Jannetta recognizes these two factors, but her main focus is on the structural impediments within Japanese society that, she argues, prevented a more rapid diffusion of the vaccine. In particular, she describes a Japanese society in which the flow of information was severely limited by both censorship and a cultural tendency to transmit specialized knowledge through vertical master-pupil lineages. She places this picture in contrast to European society, in which universities, medical societies, professional journals, and other conduits allowed for a relatively free flow of information about the vaccine. She argues, in turn, that the introduction of Jennerian vaccination to Japan provided the impetus for the formation of the kinds of social mechanisms--in particular, lateral, quasi-professional connections forged through the common pursuit of specialized knowledge--necessary for the widespread dissemination of the vaccine. These mechanisms, she argues, played a fundamental role in Japan's modern transformation. Vaccination was, in other words, a transformative technology for Japan.
This part of Jannetta's argument could have been made stronger by an engagement with recent scholarship on information in Tokugawa society. First, the overall picture of Tokugawa Japan (1600-1868) as a society in which censorship stifled the flow of information has been completely overturned by the last fifteen years of Japanese historical scholarship. This scholarship has shown that the emergence of huge cities (Edo, Osaka, Kyoto) and the explosion of printed materials during this era produced an astonishing abundance of easily accessible information on everything from history and geography to prostitutes and sumo wrestlers. Networks of aficionados congregated, in person and in print, around specialized areas of interest--in botany, genealogy, poetry, and, as Miyachi Masato and others have shown, even politics. Mary Elizabeth Berry's japan in Print: Information and Nation in the Early Modem Period (2006) provides a brilliant analysis of these issues; though Berry's book is too recent for Jannetta to have referenced, the overall picture of a society overflowing with information about itself has been well established in the Japanese scholarship for at least a decade. Jannetta's argument that the spread of Jennerian vaccination was due mainly to the formation of networks among physicians and intellectuals still holds up. But rather than being a unique phenomenon, this should be seen as yet another example of broader social and cultural trends visible in Japan for over a century before the news of Jenner's discovery reached Japanese shores.
This is one of a few examples in which Jannetta's lack of engagement with recent secondary scholarship is surprising--most notably, there is her characterization of Tokugawa Japan as a "closed country" without mention of more than twenty years of debate on this issue among English-language scholars. This book has many strengths, however.
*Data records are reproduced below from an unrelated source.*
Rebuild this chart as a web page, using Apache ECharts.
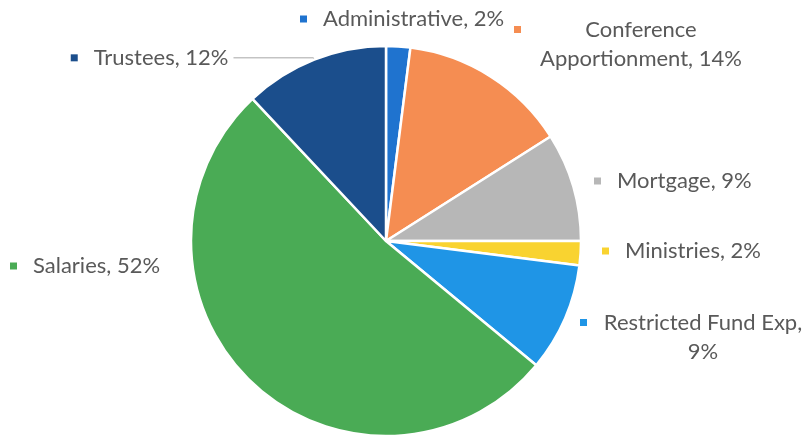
<!DOCTYPE html>
<html>
<head>
<meta charset="utf-8">
<script src="https://cdn.jsdelivr.net/npm/echarts@6/dist/echarts.min.js"></script>
<style>html,body{margin:0;background:#fff}#chart{width:807px;height:437px}</style>
</head>
<body>
<div id="chart"></div>
<script>
const categories = ['Administrative', 'Conference Apportionment', 'Mortgage', 'Ministries', 'Restricted Fund Exp', 'Salaries', 'Trustees']
const values = [2, 14, 9, 2, 9, 52, 12]
const colors = ['#1f73cf', '#f58d52', '#b7b7b7', '#f9d330', '#1f95e6', '#4aab55', '#1b4e8c']

// label block anchor: left edge of the marker, vertical middle (null = normal outside label with leader line)
const labelPos = [[300, 19], [514, 44], [594, 181], [602, 251], [580, 337], [10, 266], null]
// labels that wrap: first line text and width of the centred text box
const wrap = { 1: ['Conference', 208], 4: ['Restricted Fund Exp,', 200] }

function labelText(i) {
  const full = categories[i] + ', ' + values[i] + '%'
  const w = wrap[i]
  if (!w) return '{m|}{g|}{t|' + full + '}'
  const rest = full.slice(w[0].length).trim()
  return '{m|}{g|}{c|' + w[0] + '}\n{s|}{c|' + rest + '}'
}

const font = { fontFamily: 'Lato', fontSize: 22, color: '#595959', lineHeight: 29 }

const chart = echarts.init(document.getElementById('chart'))
chart.setOption({
  animation: false,
  series: [{
    type: 'pie',
    radius: 195,
    center: [386, 241],
    startAngle: 90,
    avoidLabelOverlap: false,
    emphasis: { disabled: true },
    itemStyle: { borderColor: '#fff', borderWidth: 2.5 },
    label: { show: true, position: 'outside', ...font },
    labelLine: { show: false },
    labelLayout: p => {
      const pos = labelPos[p.dataIndex]
      if (!pos) return {}
      return { x: pos[0], y: pos[1], align: 'left', verticalAlign: 'middle' }
    },
    data: categories.map((name, i) => ({
      name,
      value: values[i],
      itemStyle: { color: colors[i] },
      label: {
        formatter: () => labelText(i),
        rich: {
          m: { width: 7, height: 7, backgroundColor: colors[i] },
          g: { width: 16 },
          s: { width: 23 },
          t: { ...font },
          c: { ...font, width: wrap[i] ? wrap[i][1] : 0, align: 'center' }
        }
      },
      labelLine: labelPos[i] ? { show: false } : { show: true, length: 2, length2: 80, lineStyle: { color: '#a6a6a6', width: 1 } }
    }))
  }]
})
</script>
</body>
</html>
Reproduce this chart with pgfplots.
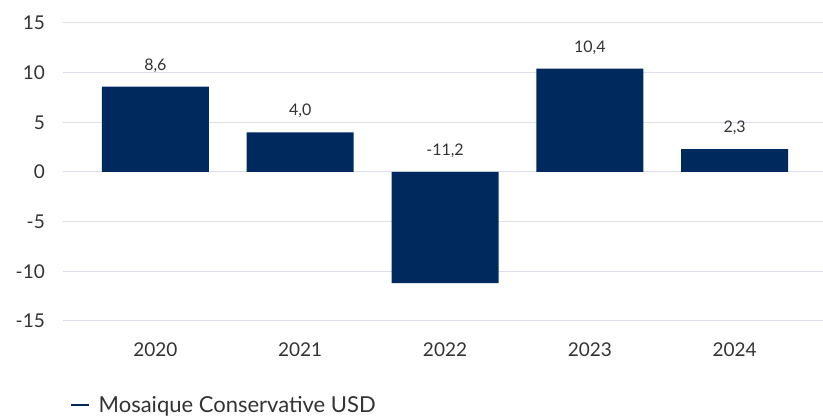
\documentclass[border=0pt]{standalone}
\usepackage{pgfplots}
\pgfplotsset{compat=1.18}
\usepackage{pgfplotstable}
\usepackage{fontspec}
\setmainfont{Lato}
\definecolor{navy}{RGB}{0,42,94}
\definecolor{gridc}{RGB}{220,222,236}
\definecolor{txt}{RGB}{51,51,51}
\pgfplotstableread{
x y ly
0 8.6 8.6
1 4.0 4.0
2 -11.2 0
3 10.4 10.4
4 2.3 2.3
}\datatable
\begin{document}
\begin{tikzpicture}
\useasboundingbox (0,0) rectangle (823pt,417pt);
\begin{axis}[
  at={(63pt,96pt)}, anchor=south west,
  scale only axis, width=760pt, height=298pt,
  xmin=-0.638, xmax=4.61, ymin=-15, ymax=15,
  ytick={-15,-10,...,15},
  xtick={0,1,2,3,4},
  xticklabels={2020,2021,2022,2023,2024},
  axis line style={draw=none}, tick style={draw=none},
  ymajorgrids, major grid style={gridc, line width=1pt},
  clip=false,
  yticklabel style={anchor=east, inner sep=0pt, xshift=-18pt, font=\fontsize{19}{22}\selectfont, text=txt},
  xticklabel style={anchor=center, inner sep=0pt, yshift=-29pt, font=\fontsize{19}{22}\selectfont, text=txt},
  /pgf/number format/assume math mode=true,
  legend style={at={(axis description cs:0.0092,-0.282)}, anchor=west, draw=none, fill=none, inner sep=0pt,
    font=\fontsize{22}{25}\selectfont, text=txt, nodes={inner xsep=8pt}},
  legend cell align=left,
]
\addplot[ybar, bar width=107pt, bar shift=0pt, fill=navy, draw=none,
  legend image code/.code={\draw[navy, line width=2.5pt] (0pt,0pt) -- (18pt,0pt);}]
  table[x=x, y=y] {\datatable};
\addlegendentry{Mosaique Conservative USD}
\addplot[draw=none, mark=none, forget plot,
  nodes near coords, point meta=explicit,
  nodes near coords style={anchor=center, yshift=21pt, font=\fontsize{16}{19}\selectfont, text=txt,
    /pgf/number format/.cd, fixed, fixed zerofill, precision=1, use comma, assume math mode=true}]
  table[x=x, y=ly, meta=y] {\datatable};
\end{axis}
\end{tikzpicture}
\end{document}
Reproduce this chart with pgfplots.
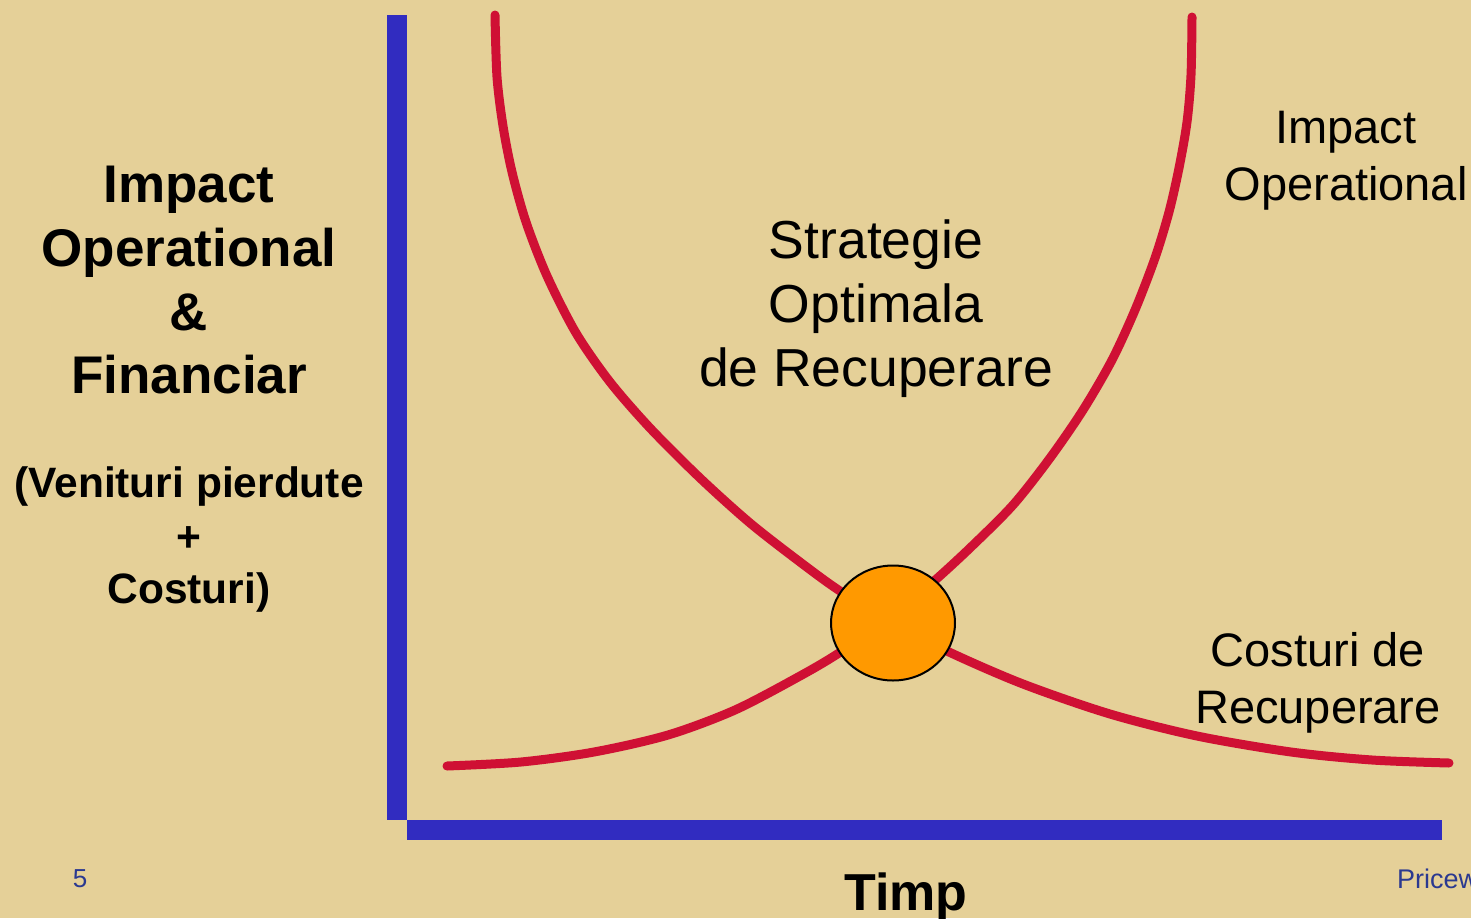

Jannetta's narrative is genuinely engaging, and it is enriched by her use of primary sources in multiple languages. Her archival rigor and her linguistic abilities allow her to illuminate some fascinating details and highlight the personal linkages through which the dissemination of the vaccination was accomplished. She delves deeply into decidedly local, personal interactions while keeping in view a broader, global historical context. This is quite an achievement. A more thorough engagement with the secondary literature in the fields into which she forays would have strengthened what is already a valuable piece of scholarship.